## The task
Include the line containing "plt.rcParams['font.family'] = ['Lato', 'DejaVu" and all lines before it, repeated exactly from the listing below, without pictures.

## Entries provided
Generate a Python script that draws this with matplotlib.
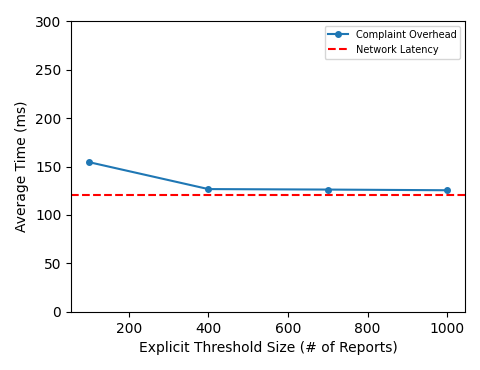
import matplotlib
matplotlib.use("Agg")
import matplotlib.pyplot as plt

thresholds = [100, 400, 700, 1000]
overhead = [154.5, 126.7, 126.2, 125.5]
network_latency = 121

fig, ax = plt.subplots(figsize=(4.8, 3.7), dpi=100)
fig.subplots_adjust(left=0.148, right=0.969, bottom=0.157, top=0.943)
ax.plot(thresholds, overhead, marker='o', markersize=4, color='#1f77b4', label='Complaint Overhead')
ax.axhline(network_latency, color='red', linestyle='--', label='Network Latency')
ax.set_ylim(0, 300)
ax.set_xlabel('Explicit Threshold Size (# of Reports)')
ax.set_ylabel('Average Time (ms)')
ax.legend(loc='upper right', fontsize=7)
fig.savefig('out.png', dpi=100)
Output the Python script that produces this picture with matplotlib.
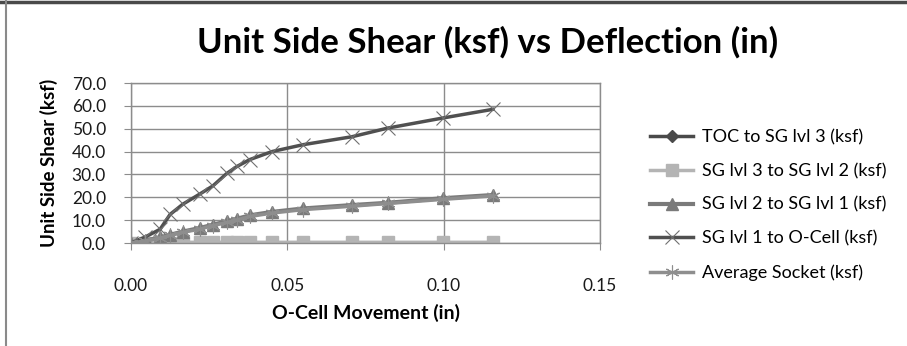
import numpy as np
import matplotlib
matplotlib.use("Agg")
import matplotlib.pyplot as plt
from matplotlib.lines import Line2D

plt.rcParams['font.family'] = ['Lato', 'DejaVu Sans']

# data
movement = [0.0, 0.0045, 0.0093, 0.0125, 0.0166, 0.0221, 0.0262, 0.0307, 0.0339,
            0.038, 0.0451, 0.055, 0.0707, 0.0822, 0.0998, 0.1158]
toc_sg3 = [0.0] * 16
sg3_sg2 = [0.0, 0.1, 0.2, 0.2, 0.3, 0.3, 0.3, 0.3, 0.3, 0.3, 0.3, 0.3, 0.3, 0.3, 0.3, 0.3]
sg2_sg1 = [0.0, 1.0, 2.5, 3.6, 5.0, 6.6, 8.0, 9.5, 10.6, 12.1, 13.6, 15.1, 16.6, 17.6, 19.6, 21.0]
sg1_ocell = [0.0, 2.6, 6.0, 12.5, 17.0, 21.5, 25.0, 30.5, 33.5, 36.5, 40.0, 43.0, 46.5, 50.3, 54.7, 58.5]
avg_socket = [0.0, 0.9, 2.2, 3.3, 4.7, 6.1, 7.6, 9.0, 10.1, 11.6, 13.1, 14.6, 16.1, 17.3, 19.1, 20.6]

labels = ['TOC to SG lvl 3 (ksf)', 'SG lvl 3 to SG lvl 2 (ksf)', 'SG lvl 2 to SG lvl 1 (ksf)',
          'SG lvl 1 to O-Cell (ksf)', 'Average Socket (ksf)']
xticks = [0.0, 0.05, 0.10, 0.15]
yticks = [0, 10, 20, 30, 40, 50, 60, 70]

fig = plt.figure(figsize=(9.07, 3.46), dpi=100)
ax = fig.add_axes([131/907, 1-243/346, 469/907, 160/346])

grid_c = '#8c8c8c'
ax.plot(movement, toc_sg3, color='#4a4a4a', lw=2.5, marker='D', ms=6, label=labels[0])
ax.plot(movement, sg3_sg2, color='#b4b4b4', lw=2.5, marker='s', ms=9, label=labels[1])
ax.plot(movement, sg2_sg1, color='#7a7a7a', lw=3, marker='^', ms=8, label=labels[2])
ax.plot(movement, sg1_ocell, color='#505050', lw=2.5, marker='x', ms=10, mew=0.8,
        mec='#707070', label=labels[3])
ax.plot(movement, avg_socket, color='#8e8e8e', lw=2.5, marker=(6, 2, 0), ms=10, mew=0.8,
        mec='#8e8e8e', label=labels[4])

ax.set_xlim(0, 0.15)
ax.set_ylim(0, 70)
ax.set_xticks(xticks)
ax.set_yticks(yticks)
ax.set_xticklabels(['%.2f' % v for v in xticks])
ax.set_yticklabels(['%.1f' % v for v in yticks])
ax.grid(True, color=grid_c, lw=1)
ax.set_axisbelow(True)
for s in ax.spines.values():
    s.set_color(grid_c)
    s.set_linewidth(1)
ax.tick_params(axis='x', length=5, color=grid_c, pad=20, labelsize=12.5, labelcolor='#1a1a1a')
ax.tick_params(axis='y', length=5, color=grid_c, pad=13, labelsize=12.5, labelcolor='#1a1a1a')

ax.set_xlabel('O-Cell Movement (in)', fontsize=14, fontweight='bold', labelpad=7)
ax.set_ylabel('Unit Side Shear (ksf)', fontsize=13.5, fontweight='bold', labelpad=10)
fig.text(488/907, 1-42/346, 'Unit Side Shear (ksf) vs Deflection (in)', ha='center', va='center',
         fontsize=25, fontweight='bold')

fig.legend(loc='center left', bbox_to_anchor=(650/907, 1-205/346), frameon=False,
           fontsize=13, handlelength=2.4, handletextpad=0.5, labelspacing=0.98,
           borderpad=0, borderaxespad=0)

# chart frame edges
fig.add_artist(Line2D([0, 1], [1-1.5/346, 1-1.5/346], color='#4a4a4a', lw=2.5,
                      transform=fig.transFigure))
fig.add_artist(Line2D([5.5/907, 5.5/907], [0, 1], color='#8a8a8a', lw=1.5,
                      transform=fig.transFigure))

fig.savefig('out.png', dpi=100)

## Exercise output
Generate a Python script that draws this with matplotlib.
import matplotlib
matplotlib.use("Agg")
import matplotlib.pyplot as plt

thresholds = [100, 400, 700, 1000]
overhead = [154.5, 126.7, 126.2, 125.5]
network_latency = 121

fig, ax = plt.subplots(figsize=(4.8, 3.7), dpi=100)
fig.subplots_adjust(left=0.148, right=0.969, bottom=0.157, top=0.943)
ax.plot(thresholds, overhead, marker='o', markersize=4, color='#1f77b4', label='Complaint Overhead')
ax.axhline(network_latency, color='red', linestyle='--', label='Network Latency')
ax.set_ylim(0, 300)
ax.set_xlabel('Explicit Threshold Size (# of Reports)')
ax.set_ylabel('Average Time (ms)')
ax.legend(loc='upper right', fontsize=7)
fig.savefig('out.png', dpi=100)
Output the Python script that produces this picture with matplotlib.
import numpy as np
import matplotlib
matplotlib.use("Agg")
import matplotlib.pyplot as plt
from matplotlib.lines import Line2D

plt.rcParams['font.family'] = ['Lato', 'DejaVu Sans']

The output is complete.